[BEGIN DATA TO USE]

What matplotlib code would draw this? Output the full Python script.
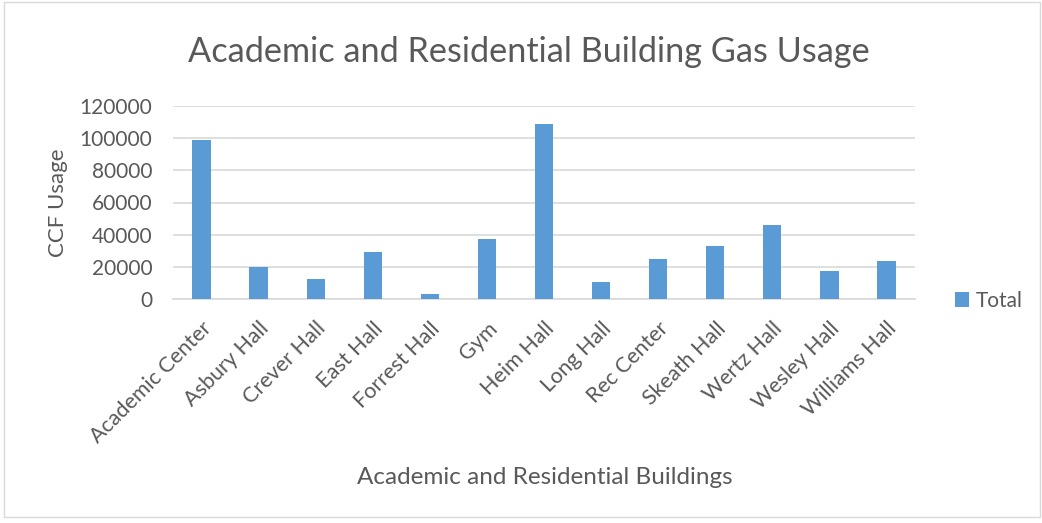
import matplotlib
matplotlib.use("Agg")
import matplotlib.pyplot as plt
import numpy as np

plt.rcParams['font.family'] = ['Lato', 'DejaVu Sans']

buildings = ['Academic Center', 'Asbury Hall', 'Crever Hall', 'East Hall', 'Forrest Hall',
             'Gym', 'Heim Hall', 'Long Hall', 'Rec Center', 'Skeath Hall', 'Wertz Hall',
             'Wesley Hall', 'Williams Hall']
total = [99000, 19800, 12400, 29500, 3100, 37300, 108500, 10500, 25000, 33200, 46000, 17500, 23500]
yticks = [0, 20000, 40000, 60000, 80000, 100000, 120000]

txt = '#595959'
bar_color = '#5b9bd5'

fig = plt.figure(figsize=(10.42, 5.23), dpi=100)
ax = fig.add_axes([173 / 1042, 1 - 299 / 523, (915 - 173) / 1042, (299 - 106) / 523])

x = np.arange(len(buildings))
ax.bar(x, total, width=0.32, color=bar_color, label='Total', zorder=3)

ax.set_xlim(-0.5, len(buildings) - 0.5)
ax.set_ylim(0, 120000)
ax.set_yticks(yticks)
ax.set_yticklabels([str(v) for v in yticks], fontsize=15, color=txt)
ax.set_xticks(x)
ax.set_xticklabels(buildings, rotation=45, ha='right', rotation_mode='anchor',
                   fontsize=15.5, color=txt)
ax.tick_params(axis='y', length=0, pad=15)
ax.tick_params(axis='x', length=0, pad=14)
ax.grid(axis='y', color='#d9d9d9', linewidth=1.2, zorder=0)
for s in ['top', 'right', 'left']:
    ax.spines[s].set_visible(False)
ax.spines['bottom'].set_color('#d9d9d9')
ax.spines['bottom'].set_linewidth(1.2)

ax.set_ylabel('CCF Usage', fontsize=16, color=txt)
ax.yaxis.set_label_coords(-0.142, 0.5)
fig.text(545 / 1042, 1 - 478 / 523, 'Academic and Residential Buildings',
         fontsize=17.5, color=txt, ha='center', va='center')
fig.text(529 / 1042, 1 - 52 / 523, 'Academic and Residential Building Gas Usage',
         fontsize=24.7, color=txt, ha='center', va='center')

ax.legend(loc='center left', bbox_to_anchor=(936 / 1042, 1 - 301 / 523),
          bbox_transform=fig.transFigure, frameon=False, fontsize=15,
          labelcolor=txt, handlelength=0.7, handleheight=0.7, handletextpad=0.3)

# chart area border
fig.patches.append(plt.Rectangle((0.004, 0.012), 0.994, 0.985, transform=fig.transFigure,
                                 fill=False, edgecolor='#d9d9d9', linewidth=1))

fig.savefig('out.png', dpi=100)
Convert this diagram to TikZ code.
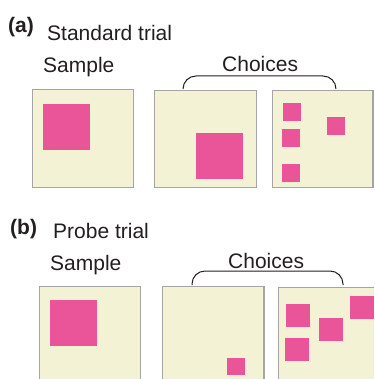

[END DATA TO USE]

▸ **YOUR OBJECTIVE**
Pictures in the data above should not be copied; transcribe everything else exactly.

▸ **EXPECTED ANSWER**
What matplotlib code would draw this? Output the full Python script.
import matplotlib
matplotlib.use("Agg")
import matplotlib.pyplot as plt
import numpy as np

plt.rcParams['font.family'] = ['Lato', 'DejaVu Sans']

buildings = ['Academic Center', 'Asbury Hall', 'Crever Hall', 'East Hall', 'Forrest Hall',
             'Gym', 'Heim Hall', 'Long Hall', 'Rec Center', 'Skeath Hall', 'Wertz Hall',
             'Wesley Hall', 'Williams Hall']
total = [99000, 19800, 12400, 29500, 3100, 37300, 108500, 10500, 25000, 33200, 46000, 17500, 23500]
yticks = [0, 20000, 40000, 60000, 80000, 100000, 120000]

txt = '#595959'
bar_color = '#5b9bd5'

fig = plt.figure(figsize=(10.42, 5.23), dpi=100)
ax = fig.add_axes([173 / 1042, 1 - 299 / 523, (915 - 173) / 1042, (299 - 106) / 523])

x = np.arange(len(buildings))
ax.bar(x, total, width=0.32, color=bar_color, label='Total', zorder=3)

ax.set_xlim(-0.5, len(buildings) - 0.5)
ax.set_ylim(0, 120000)
ax.set_yticks(yticks)
ax.set_yticklabels([str(v) for v in yticks], fontsize=15, color=txt)
ax.set_xticks(x)
ax.set_xticklabels(buildings, rotation=45, ha='right', rotation_mode='anchor',
                   fontsize=15.5, color=txt)
ax.tick_params(axis='y', length=0, pad=15)
ax.tick_params(axis='x', length=0, pad=14)
ax.grid(axis='y', color='#d9d9d9', linewidth=1.2, zorder=0)
for s in ['top', 'right', 'left']:
    ax.spines[s].set_visible(False)
ax.spines['bottom'].set_color('#d9d9d9')
ax.spines['bottom'].set_linewidth(1.2)

ax.set_ylabel('CCF Usage', fontsize=16, color=txt)
ax.yaxis.set_label_coords(-0.142, 0.5)
fig.text(545 / 1042, 1 - 478 / 523, 'Academic and Residential Buildings',
         fontsize=17.5, color=txt, ha='center', va='center')
fig.text(529 / 1042, 1 - 52 / 523, 'Academic and Residential Building Gas Usage',
         fontsize=24.7, color=txt, ha='center', va='center')

ax.legend(loc='center left', bbox_to_anchor=(936 / 1042, 1 - 301 / 523),
          bbox_transform=fig.transFigure, frameon=False, fontsize=15,
          labelcolor=txt, handlelength=0.7, handleheight=0.7, handletextpad=0.3)

# chart area border
fig.patches.append(plt.Rectangle((0.004, 0.012), 0.994, 0.985, transform=fig.transFigure,
                                 fill=False, edgecolor='#d9d9d9', linewidth=1))

fig.savefig('out.png', dpi=100)
Convert this diagram to TikZ code.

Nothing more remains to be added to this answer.